- Exercise aim
Return, without pictures, the lines from the start of the data through the one that contains "import seaborn as sns".

(Records with drawing code)
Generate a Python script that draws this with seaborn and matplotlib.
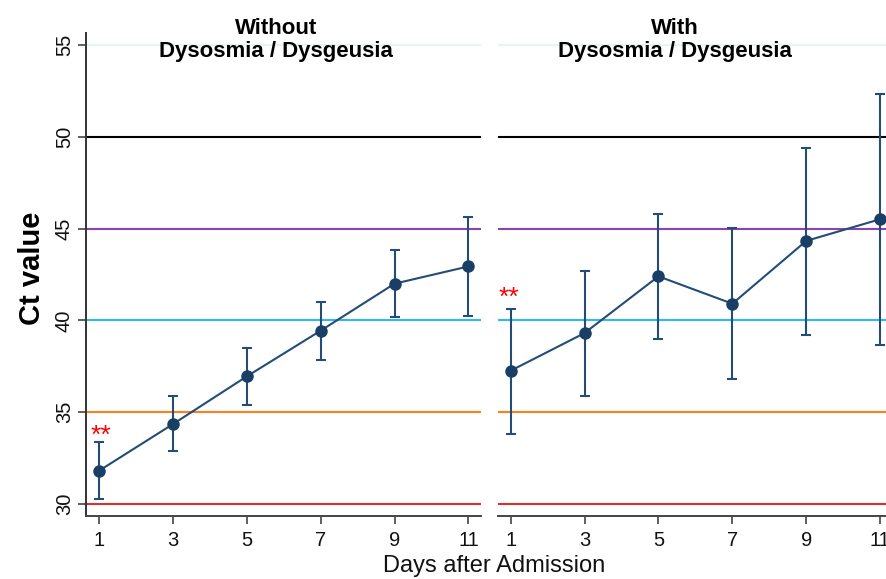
import numpy as np
import pandas as pd
import matplotlib
matplotlib.use("Agg")
import matplotlib.pyplot as plt
import seaborn as sns

# ---- data ----
days = [1, 3, 5, 7, 9, 11]
without_mean = [31.81, 34.35, 36.95, 39.44, 42.00, 42.94]
without_lo = [30.27, 32.87, 35.41, 37.87, 40.20, 40.26]
without_hi = [33.39, 35.90, 38.49, 41.00, 43.81, 45.63]
with_mean = [37.26, 39.31, 42.40, 40.91, 44.33, 45.51]
with_lo = [33.81, 35.91, 39.00, 36.82, 39.22, 38.64]
with_hi = [40.64, 42.71, 45.80, 45.01, 49.41, 52.35]
panel_titles = ["Without\nDysosmia / Dysgeusia", "With\nDysosmia / Dysgeusia"]
ref_levels = [30, 35, 40, 45, 50, 55]
ref_colors = ["#dc2f2f", "#ff7f1e", "#2fb9ee", "#8a44b0", "#000000", "#e6f4f4"]
yticks = [30, 35, 40, 45, 50, 55]
xticks = [1, 3, 5, 7, 9, 11]
sig_label = "**"
sig_pos = [(1.05, 33.7), (0.96, 41.25)]

sns.set_theme(style="ticks")
plt.rcParams["font.family"] = ["Liberation Sans", "DejaVu Sans"]
plt.rcParams["text.color"] = "black"

W, H = 887, 579
fig = plt.figure(figsize=(W / 100, H / 100), dpi=100)
ax_w = 395 / W
ax_b = (H - 516) / H
ax_h = (516 - 33) / H
ax1 = fig.add_axes([86 / W, ax_b, ax_w, ax_h])
ax2 = fig.add_axes([497.7 / W, ax_b, ax_w, ax_h])

line_col = "#234d77"
series = [
    (ax1, without_mean, without_lo, without_hi),
    (ax2, with_mean, with_lo, with_hi),
]

for i, (ax, m, lo, hi) in enumerate(series):
    for lev, c in zip(ref_levels, ref_colors):
        ax.axhline(lev, color=c, lw=1.5, zorder=1)
    df = pd.DataFrame({"day": days, "ct": m})
    m_arr = np.array(m)
    yerr = np.vstack([m_arr - np.array(lo), np.array(hi) - m_arr])
    ax.errorbar(days, m, yerr=yerr, fmt="none", ecolor=line_col,
                elinewidth=1.5, capsize=3.8, capthick=1.5, zorder=3)
    sns.lineplot(data=df, x="day", y="ct", ax=ax, color=line_col, lw=1.5,
                 marker="o", markersize=9, markeredgewidth=0,
                 markerfacecolor="#1a3f66", zorder=4)
    ax.set_xlim(0.65, 11.34)
    ax.set_ylim(29.35, 55.65)
    ax.set_xticks(xticks)
    ax.set_xticklabels([str(t) for t in xticks], fontsize=14.5)
    ax.set_xlabel("")
    ax.set_ylabel("")
    ax.tick_params(axis="x", length=5.8, width=1.2, color="#444444", pad=5,
                   labelcolor="#111111")
    for s in ["top", "right"]:
        ax.spines[s].set_visible(False)
    ax.spines["bottom"].set_color("#444444")
    ax.spines["bottom"].set_linewidth(1.4)
    ax.text(sig_pos[i][0], sig_pos[i][1], sig_label, color="red",
            fontsize=19, ha="center", va="center", zorder=5)

ax1.set_yticks(yticks)
ax1.set_yticklabels([str(t) for t in yticks], fontsize=14.5, rotation=90,
                    va="center")
ax1.tick_params(axis="y", length=5.8, width=1.2, color="#444444", pad=3,
                labelcolor="#111111")
ax1.spines["left"].set_color("#333333")
ax1.spines["left"].set_linewidth(1.4)

ax2.spines["left"].set_visible(False)
ax2.set_yticks(yticks)
ax2.tick_params(axis="y", left=False, labelleft=False)

# panel titles
fig.text(276 / W, 1 - 40 / H, panel_titles[0], ha="center", va="center",
         fontsize=16, fontweight="bold", linespacing=1.15, color="black")
fig.text(675 / W, 1 - 40 / H, panel_titles[1], ha="center", va="center",
         fontsize=16, fontweight="bold", linespacing=1.15, color="black")

fig.text(32 / W, 1 - 268 / H, "Ct value", rotation=90, ha="center",
         va="center", fontsize=21, fontweight="bold", color="black")
fig.text(494 / W, 1 - 566 / H, "Days after Admission", ha="center",
         va="center", fontsize=17, color="#111111")

fig.savefig("out.png", dpi=100)
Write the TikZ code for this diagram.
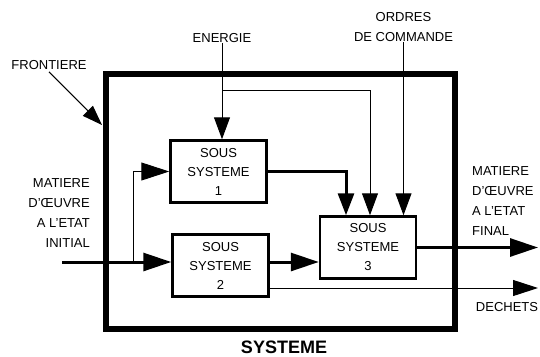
\documentclass[tikz,border=0pt]{standalone}
\usepackage{fontspec}
\setmainfont{Liberation Sans}
\usepackage{tikz}
\usetikzlibrary{arrows.meta,positioning}

\tikzset{
    >={Triangle[length=28pt,width=18pt]},
    petite/.style={-{Triangle[length=22pt,width=16pt]}},
    sousbox/.style={draw, line width=2.5pt, inner sep=0pt, align=center,
        minimum width=96pt, minimum height=62pt},
    etiq/.style={inner sep=0pt, font=\fontsize{13}{20}\selectfont},
    flux/.style={line width=3pt},
    fil/.style={line width=1pt}
}

\begin{document}
\begin{tikzpicture}[x=1pt,y=-1pt,font=\fontsize{13}{19}\selectfont]
    \useasboundingbox (0,0) rectangle (540,356);
    % frontiere du systeme
    \draw[line width=6pt] (105.5,73.5) rectangle (454.5,328.5);
    \node[font=\fontsize{18}{20}\selectfont\bfseries] (sys) at (284,347) {SYSTEME};
    \node[etiq] (front) at (49,65) {FRONTIERE};
    \coordinate (bord) at (102,125);
    \draw[fil,-{Triangle[length=20pt,width=14pt]}] (front.south) ++(0,2) coordinate (fr) -- (bord);

    % sous systemes
    \node[sousbox] (b1) at (218.5,171.5) {SOUS\\SYSTEME\\1};
    \node[sousbox] (b2) at (220.5,265.5) {SOUS\\SYSTEME\\2};
    \node[sousbox] (b3) at (368,247.5) {SOUS\\SYSTEME\\3};

    % entrees du haut
    \node[etiq] (energie) at (222,38) {ENERGIE};
    \node[etiq, align=center] (ordres) at (403.5,27) {ORDRES\\DE COMMANDE};
    \draw[fil,petite] (energie.south) -- (energie.south |- b1.north);
    \coordinate (eb) at (222,90);
    \draw[fil,petite] (eb) -| ([xshift=2pt]b3.north);
    \draw[fil,petite] (ordres.south) -- (ordres.south |- b3.north);
    \draw[flux,petite] (b1.east) -| ([xshift=-22pt]b3.north);

    % matiere d'oeuvre
    \node[etiq, anchor=east, align=right] (entree) at (90,213)
        {MATIERE\\D'ŒUVRE\\A L'ETAT\\INITIAL};
    \coordinate (src) at (62,262);
    \coordinate (jn) at (133,262);
    \draw[flux,->] (src) -- (src -| b2.west);
    \draw[fil,->] (jn) |- (b1.west);
    \draw[flux,->] (src -| b2.east) -- (src -| b3.west);

    % sorties
    \node[etiq, anchor=west, align=left] (sortie) at (472,201)
        {MATIERE\\D'ŒUVRE\\A L'ETAT\\FINAL};
    \coordinate (fin) at (538,247.5);
    \draw[flux,->] (b3.east) -- (fin);
    \coordinate (dech) at (538,288);
    \draw[fil,-{Triangle[length=25pt,width=16pt]}] (b2.east |- dech) -- (dech);
    \node[etiq] (dechets) at (507,307) {DECHETS};
\end{tikzpicture}
\end{document}
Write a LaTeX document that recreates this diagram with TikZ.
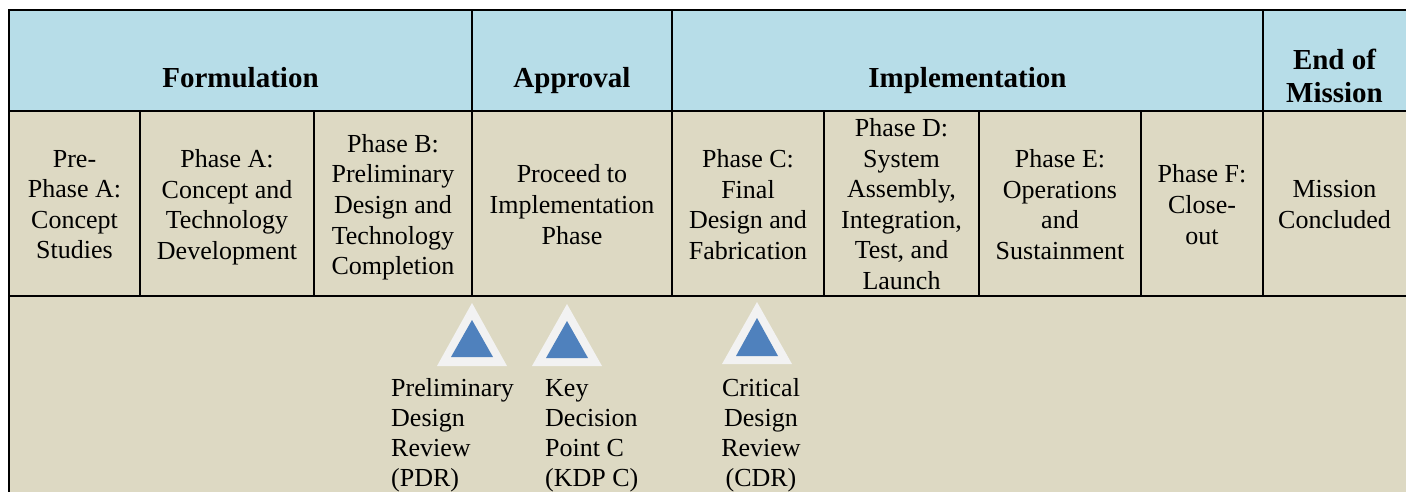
\documentclass[tikz,border=0pt]{standalone}
\usepackage{fontspec}
\setmainfont{Liberation Serif}
\definecolor{hdrblue}{HTML}{B7DDE8}
\definecolor{tanbg}{HTML}{DDD9C3}
\definecolor{triblue}{HTML}{4F81BD}
\definecolor{tririm}{HTML}{F2F2F2}
\begin{document}
\begin{tikzpicture}[x=1pt,y=-1pt,
  hdr/.style={font=\fontsize{29}{33}\selectfont\bfseries, align=center, inner sep=0pt,
    execute at begin node=\strut, execute at end node=\strut},
  cell/.style={font=\fontsize{26}{30.6}\selectfont, align=center, inner sep=0pt,
    execute at begin node=\strut, execute at end node=\strut},
  ms/.style={font=\fontsize{26}{30}\selectfont, inner sep=0pt,
    execute at begin node=\strut, execute at end node=\strut},
  gridline/.style={line width=2pt, black},
  rim/.style={fill=tririm},
  core/.style={fill=triblue}]
\useasboundingbox (0,0) rectangle (1406,491);
\fill[white] (0,0) rectangle (1406,491);
\fill[hdrblue] (9,10) rectangle (1406,110.5);
\fill[tanbg] (9,110.5) rectangle (1406,495);
% grid
\draw[gridline] (1410,10) -- (9,10) -- (9,495);
\draw[gridline] (9,110.5) -- (1410,110.5);
\draw[gridline] (9,295.5) -- (1410,295.5);
\foreach \x in {472,672,1263} \draw[gridline] (\x,10) -- (\x,295.5);
\foreach \x in {140.3,314.2,824.2,979.2,1141} \draw[gridline] (\x,110.5) -- (\x,295.5);
% header texts
\node[hdr] (formulation) at (240.5,80.4) {Formulation};
\node[hdr] (approval) at (572,80.4) {Approval};
\node[hdr] (implementation) at (967.5,80.4) {Implementation};
\node[hdr] (endmission) at (1334.5,80.5) {End of\\Mission};
% phase texts
\node[cell] (prea) at (74.5,209) {Pre-\\Phase A:\\Concept\\Studies};
\node[cell] (phasea) at (227,209) {Phase A:\\Concept and\\Technology\\Development};
\node[cell] (phaseb) at (393,209) {Phase B:\\Preliminary\\Design and\\Technology\\Completion};
\node[cell] (proceed) at (572,209) {Proceed to\\Implementation\\Phase};
\node[cell] (phasec) at (748,209) {Phase C:\\Final\\Design and\\Fabrication};
\node[cell] (phased) at (901.5,208.5) {Phase D:\\System\\Assembly,\\Integration,\\Test, and\\Launch};
\node[cell] (phasee) at (1060,209) {Phase E:\\Operations\\and\\Sustainment};
\node[cell] (phasef) at (1202,209) {Phase F:\\Close-\\out};
\node[cell] (mission) at (1334.5,209) {Mission\\Concluded};
% milestone triangles
\fill[rim] (437,366) -- (472,303) -- (507,366) -- cycle;
\fill[core] (451,357) -- (472,320) -- (493,357) -- cycle;
\fill[rim] (532,366) -- (567,304) -- (602,366) -- cycle;
\fill[core] (546,358) -- (567,321) -- (588,358) -- cycle;
\fill[rim] (722,364) -- (757,302) -- (792,364) -- cycle;
\fill[core] (736,356) -- (757,318) -- (778,356) -- cycle;
% milestone labels
\node[ms, anchor=west, align=left] (pdr) at (391,437) {Preliminary\\Design\\Review\\(PDR)};
\node[ms, anchor=west, align=left] (kdpc) at (545,437) {Key\\Decision\\Point C\\(KDP C)};
\node[ms, align=center] (cdr) at (761,437) {Critical\\Design\\Review\\(CDR)};
\end{tikzpicture}
\end{document}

- The result
Generate a Python script that draws this with seaborn and matplotlib.
import numpy as np
import pandas as pd
import matplotlib
matplotlib.use("Agg")
import matplotlib.pyplot as plt
import seaborn as sns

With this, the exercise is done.